The Urban Garden Gate Proposal

by Belinda Pajkovic and Tom Fereday
When initially imagining a garden gate a certain aesthetic is evoked of iron gates and white timber picket fences opening onto a garden. However, sitting in Surry Hills on the fringe of Sydney’s CBD, contemplating the design of a garden gate, gave the brief an urban context.
Space is limited and private gardens are reduced in an urban context. We investigated ideas of gates made out of flexible material that can be adapted into any constrained space, or gardens and gates that are integrated into one. We also explored a retro fit concept where the garden gate is an existing object that can be transformed into a gate.
In an urban context, as private gardens are becoming reduced, public space becomes garden.
So what is an urban garden gate?
Instead of creating a new gate, can we adapt and reuse something existing that transforms elements of our city into urban public gardens?
The Urban Garden Gate proposal takes an existing urban framework and retrofits it with a garden, creating green public spaces throughout the city. The existing framework is a metaphor for the gate and the garden is the new green space created as a result of the retrofit.

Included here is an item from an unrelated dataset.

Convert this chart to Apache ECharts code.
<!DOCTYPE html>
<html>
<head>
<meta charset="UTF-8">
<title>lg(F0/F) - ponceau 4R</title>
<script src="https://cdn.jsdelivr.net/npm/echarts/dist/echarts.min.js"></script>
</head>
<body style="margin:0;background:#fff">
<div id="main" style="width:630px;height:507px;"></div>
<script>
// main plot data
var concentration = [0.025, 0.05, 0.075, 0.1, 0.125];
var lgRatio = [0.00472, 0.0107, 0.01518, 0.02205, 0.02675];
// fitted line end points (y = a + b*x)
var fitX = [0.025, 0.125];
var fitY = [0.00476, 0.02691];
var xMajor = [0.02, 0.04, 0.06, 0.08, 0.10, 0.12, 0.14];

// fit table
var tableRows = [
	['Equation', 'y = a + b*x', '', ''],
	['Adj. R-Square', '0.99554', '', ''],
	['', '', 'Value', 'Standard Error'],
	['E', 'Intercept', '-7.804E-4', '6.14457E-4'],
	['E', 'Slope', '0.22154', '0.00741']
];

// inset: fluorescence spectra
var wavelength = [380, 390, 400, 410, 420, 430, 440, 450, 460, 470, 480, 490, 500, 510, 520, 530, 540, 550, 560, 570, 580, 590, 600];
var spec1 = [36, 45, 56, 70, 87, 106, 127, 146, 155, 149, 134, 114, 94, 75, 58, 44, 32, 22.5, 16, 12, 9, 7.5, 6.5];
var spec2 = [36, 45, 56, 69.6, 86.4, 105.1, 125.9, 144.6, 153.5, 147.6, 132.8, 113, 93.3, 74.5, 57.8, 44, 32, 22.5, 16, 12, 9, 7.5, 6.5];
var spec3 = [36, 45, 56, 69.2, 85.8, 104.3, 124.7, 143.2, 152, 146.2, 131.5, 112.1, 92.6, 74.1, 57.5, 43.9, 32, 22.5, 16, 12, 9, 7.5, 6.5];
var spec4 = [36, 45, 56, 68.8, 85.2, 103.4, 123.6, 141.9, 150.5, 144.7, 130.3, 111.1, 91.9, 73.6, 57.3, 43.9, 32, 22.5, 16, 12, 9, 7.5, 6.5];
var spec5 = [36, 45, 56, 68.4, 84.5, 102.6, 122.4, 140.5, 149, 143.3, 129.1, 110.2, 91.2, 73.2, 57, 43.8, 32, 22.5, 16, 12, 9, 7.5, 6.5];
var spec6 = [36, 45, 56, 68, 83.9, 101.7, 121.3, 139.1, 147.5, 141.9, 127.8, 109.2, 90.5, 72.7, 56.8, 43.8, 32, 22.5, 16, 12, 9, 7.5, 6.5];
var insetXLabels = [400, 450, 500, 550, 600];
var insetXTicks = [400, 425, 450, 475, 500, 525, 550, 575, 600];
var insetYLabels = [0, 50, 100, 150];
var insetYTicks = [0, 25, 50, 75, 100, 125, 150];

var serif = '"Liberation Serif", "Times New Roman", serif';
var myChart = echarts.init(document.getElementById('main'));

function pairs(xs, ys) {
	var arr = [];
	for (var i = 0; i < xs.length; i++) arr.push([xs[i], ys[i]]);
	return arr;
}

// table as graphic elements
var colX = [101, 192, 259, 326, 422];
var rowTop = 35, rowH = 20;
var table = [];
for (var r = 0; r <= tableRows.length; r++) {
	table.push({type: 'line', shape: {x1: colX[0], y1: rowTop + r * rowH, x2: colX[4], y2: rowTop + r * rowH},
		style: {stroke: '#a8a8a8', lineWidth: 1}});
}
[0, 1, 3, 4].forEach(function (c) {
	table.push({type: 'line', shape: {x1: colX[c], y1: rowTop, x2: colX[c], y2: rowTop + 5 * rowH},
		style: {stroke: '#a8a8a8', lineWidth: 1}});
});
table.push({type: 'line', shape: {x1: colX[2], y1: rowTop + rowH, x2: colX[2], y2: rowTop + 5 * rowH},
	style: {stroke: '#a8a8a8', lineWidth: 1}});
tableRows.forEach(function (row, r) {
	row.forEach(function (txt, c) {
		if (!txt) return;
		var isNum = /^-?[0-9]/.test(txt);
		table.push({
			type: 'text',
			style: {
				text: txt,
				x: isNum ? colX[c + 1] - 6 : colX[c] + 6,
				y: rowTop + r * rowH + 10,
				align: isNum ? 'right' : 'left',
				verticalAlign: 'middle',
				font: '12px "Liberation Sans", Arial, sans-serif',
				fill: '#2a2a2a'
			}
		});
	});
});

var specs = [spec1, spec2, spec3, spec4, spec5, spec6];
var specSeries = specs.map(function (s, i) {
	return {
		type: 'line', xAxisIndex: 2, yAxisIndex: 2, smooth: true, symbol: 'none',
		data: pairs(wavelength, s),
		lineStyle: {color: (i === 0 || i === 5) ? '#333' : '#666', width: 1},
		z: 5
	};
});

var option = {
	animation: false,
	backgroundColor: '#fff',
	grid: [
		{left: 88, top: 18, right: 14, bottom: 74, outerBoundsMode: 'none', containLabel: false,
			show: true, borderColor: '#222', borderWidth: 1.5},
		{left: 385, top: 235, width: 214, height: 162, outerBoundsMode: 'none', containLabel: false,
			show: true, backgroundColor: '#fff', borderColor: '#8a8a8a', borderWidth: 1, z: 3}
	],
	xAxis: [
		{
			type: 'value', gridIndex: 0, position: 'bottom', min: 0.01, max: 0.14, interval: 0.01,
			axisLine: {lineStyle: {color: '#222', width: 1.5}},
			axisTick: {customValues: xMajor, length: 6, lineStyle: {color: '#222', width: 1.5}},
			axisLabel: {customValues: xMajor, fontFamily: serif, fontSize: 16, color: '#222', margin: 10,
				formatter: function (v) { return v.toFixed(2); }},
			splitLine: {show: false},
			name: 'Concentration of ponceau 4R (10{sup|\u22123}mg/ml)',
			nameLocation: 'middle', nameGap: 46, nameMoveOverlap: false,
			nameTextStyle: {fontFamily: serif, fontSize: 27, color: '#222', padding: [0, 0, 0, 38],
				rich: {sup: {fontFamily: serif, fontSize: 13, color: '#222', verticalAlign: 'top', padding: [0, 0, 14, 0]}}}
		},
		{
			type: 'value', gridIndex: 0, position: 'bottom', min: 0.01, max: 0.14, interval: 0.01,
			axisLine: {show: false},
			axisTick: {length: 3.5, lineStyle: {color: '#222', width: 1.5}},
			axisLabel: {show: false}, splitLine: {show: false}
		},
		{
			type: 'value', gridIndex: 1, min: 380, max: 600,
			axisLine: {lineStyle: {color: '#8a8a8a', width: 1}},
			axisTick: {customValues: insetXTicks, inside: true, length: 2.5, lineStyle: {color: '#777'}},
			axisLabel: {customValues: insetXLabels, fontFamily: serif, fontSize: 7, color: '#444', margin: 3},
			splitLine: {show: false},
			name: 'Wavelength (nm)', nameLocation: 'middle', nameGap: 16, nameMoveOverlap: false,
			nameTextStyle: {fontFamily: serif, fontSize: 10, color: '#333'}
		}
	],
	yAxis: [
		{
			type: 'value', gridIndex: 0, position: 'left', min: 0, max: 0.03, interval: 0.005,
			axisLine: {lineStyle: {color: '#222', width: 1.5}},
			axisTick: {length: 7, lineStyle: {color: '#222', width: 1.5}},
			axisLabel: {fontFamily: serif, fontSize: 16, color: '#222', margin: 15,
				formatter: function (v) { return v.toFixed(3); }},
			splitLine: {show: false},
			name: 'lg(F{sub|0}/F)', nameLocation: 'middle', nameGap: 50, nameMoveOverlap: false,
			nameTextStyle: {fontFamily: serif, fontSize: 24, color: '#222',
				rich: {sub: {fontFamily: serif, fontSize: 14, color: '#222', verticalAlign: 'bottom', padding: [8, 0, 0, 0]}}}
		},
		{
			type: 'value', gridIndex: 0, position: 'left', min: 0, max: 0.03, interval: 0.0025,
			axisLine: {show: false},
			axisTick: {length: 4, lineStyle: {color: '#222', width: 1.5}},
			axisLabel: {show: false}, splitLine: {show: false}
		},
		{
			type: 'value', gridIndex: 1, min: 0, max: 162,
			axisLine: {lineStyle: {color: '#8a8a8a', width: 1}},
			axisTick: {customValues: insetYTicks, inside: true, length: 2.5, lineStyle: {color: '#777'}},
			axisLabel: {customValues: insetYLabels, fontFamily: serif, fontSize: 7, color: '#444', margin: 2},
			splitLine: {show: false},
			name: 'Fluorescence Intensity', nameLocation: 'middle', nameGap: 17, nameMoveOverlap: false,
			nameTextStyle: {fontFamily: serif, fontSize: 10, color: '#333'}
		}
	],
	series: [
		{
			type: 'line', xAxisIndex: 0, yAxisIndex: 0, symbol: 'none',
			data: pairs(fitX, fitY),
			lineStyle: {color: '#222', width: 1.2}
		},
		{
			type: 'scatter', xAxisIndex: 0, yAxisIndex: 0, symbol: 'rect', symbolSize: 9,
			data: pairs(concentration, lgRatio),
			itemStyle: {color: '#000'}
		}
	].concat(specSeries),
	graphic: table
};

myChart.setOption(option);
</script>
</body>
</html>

We explored retrofitting the following existing frameworks within the city to create unique garden spaces.
By taking the existing public transport system of Sydney, retrofitting each bus, train and ferry with gardens, it transforms the city into a fluid moving garden. When clustered together at transport interchanges they can create bigger public garden nodes.
The existing garbage collection system myriad of bins and dumpsters can be transformed into gardens that can be collected and moved from one place to another creating a flux of temporary public garden installations.
The framework of an office building façade can be re-clad with hanging planters to create new garden spaces for each building. The occupants of the building can harvest the gardens.
The Urban Garden Gate proposal can operate in any urban context where frameworks exist.